No I actually meant Leon Trotsky, just wrote his name from memory. He wanted more the Cambodian way of communism.

So far, yeah. I estimated two centuries for individual actions to wash out

Even if I would accept that estimation, in those two hundred years the lives of many humans are greatly impacted, which is for me all that matters in the end. Since I like to view history from human point of view this seem pretty relevant. If you take an impartial abstract point of view - than nothing really matters since the universe will disappear anyway at some point. Maybe that's the difference in our perception.

[–] [email protected] 1 points 8 months ago* (last edited 8 months ago)

Yeah, Trotsky vs. Stalin. You wrote Lenin, who you probably know was a predecessor to both of those two rivals, and who died of apparent natural causes related to old age shortly after the revolution.

Even if I would accept that estimation, in those two hundred years the lives of many humans are greatly impacted, which is for me all that matters in the end.

Oh absolutely!
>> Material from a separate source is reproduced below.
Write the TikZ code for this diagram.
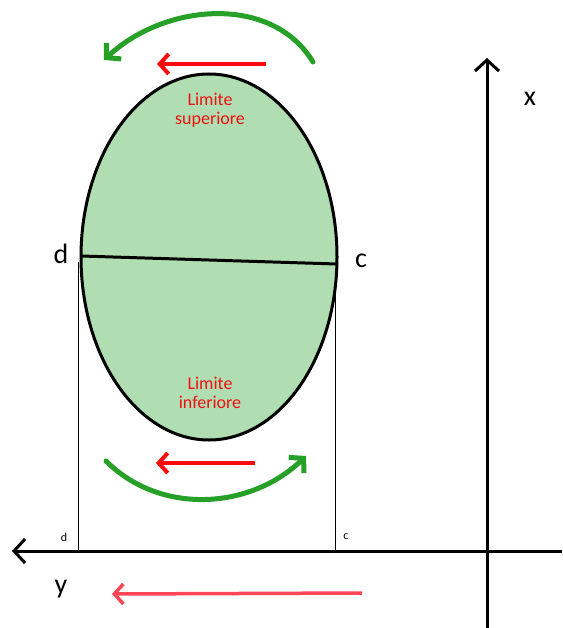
\documentclass[tikz,border=0pt]{standalone}
\usepackage{fontspec}
\setmainfont{Carlito}
\usetikzlibrary{arrows.meta,shapes.geometric}
\definecolor{fillgreen}{HTML}{B0DEB2}
\definecolor{arcgreen}{HTML}{26A026}
\definecolor{redar}{HTML}{FF0A0A}
\definecolor{pinkar}{HTML}{FF4558}
\definecolor{labred}{HTML}{F01010}
\tikzset{
  greenarc/.style={draw=arcgreen,line width=5pt,line cap=round,-{Straight Barb[length=10pt,width=22pt,line width=5pt]}},
  redarrow/.style={draw=redar,line width=4pt,-{Straight Barb[length=9pt,width=20pt,line width=4pt]}},
  axis/.style={draw=black,line width=3pt,-{Straight Barb[length=11pt,width=24pt,line width=3pt]}},
  thinln/.style={draw=black,line width=0.8pt},
  bigl/.style={font=\fontsize{28}{30}\selectfont},
  smalll/.style={font=\fontsize{12}{13}\selectfont},
  limlab/.style={text=labred,align=center,font=\fontsize{18}{19}\selectfont},
  blob/.style={ellipse,draw=black,line width=3pt,fill=fillgreen,inner sep=0pt,minimum width=256pt,minimum height=366pt}
}
\begin{document}
\begin{tikzpicture}[x=1pt,y=-1pt]
\useasboundingbox (0,0) rectangle (562,628);
% ellipse
\node (ell) [blob] at (209,257) {};
\coordinate (dpt) at (81,256);
\coordinate (cpt) at (337,264);
\draw[line width=3pt] (dpt) -- (cpt);
% projection lines
\coordinate (dtop) at (78,262);
\coordinate (ctop) at (335,280);
\coordinate (dbot) at (78,551);
\coordinate (cbot) at (335,551);
\draw[thinln] (dtop) -- (dbot);
\draw[thinln] (ctop) -- (cbot);
% axes
\coordinate (yr) at (562,551);
\coordinate (yl) at (12,551);
\coordinate (xb) at (487,628);
\coordinate (xt) at (487,58);
\draw[axis] (yr) -- (yl);
\draw[axis] (xb) -- (xt);
% labels
\node (lx) [bigl] at (530,99) {x};
\node (ly) [bigl] at (61,589) {y};
\node (ld) [bigl] at (61,254) {d};
\node (lc) [bigl] at (361,261) {c};
\node (sd) [smalll] at (64,537) {d};
\node (sc) [smalll] at (346,537) {c};
\node (lsup) [limlab] at (210,110) {Limite\\superiore};
\node (linf) [limlab] at (210,393) {Limite\\inferiore};
% red arrows
\coordinate (r1s) at (266,64);
\coordinate (r1e) at (157,64);
\coordinate (r2s) at (255,463);
\coordinate (r2e) at (156,463);
\coordinate (r3s) at (362,593);
\coordinate (r3e) at (112,594);
\draw[redarrow] (r1s) -- (r1e);
\draw[redarrow] (r2s) -- (r2e);
\draw[redarrow,draw=pinkar,-{Straight Barb[length=9pt,width=20pt,line width=3.5pt]},line width=3.5pt] (r3s) -- (r3e);
% green arcs
\coordinate (g1s) at (313,62);
\coordinate (g1e) at (104,60);
\coordinate (g2s) at (106,461);
\coordinate (g2e) at (306,456);
\draw[greenarc] (g1s) .. controls (272,-6) and (165,3) .. (g1e);
\draw[greenarc] (g2s) .. controls (160,515) and (250,510) .. (g2e);
\end{tikzpicture}
\end{document}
We're not totally powerless, just nearly. In some ways that's harder, because we still have to try if there are some things we can make better.

In real life, I do activism, and I've been a vegetarian for years. What this has changed is that I focus more on the quiet background side of activism, and I don't stress out about being super ambitious. If I had money, I'd do philanthropy. If I was born into an autocracy, I'd just have to settle for being kind to whoever I come across, and supporting the less-terrible side when, outside of my control, wartime or revolution comes. And sometimes, I also try and contribute to the discussion intellectually.

The same would apply if I had been born Charles Darwin. I'm not Darwin, though, and the only thing I control are my own actions. He's just a part of history, like everyone else in that era. Many argue about the free will of individuals, but large groups definitely have no free will. For example, advertising and political campaigning, major industries, are built on top of that fact.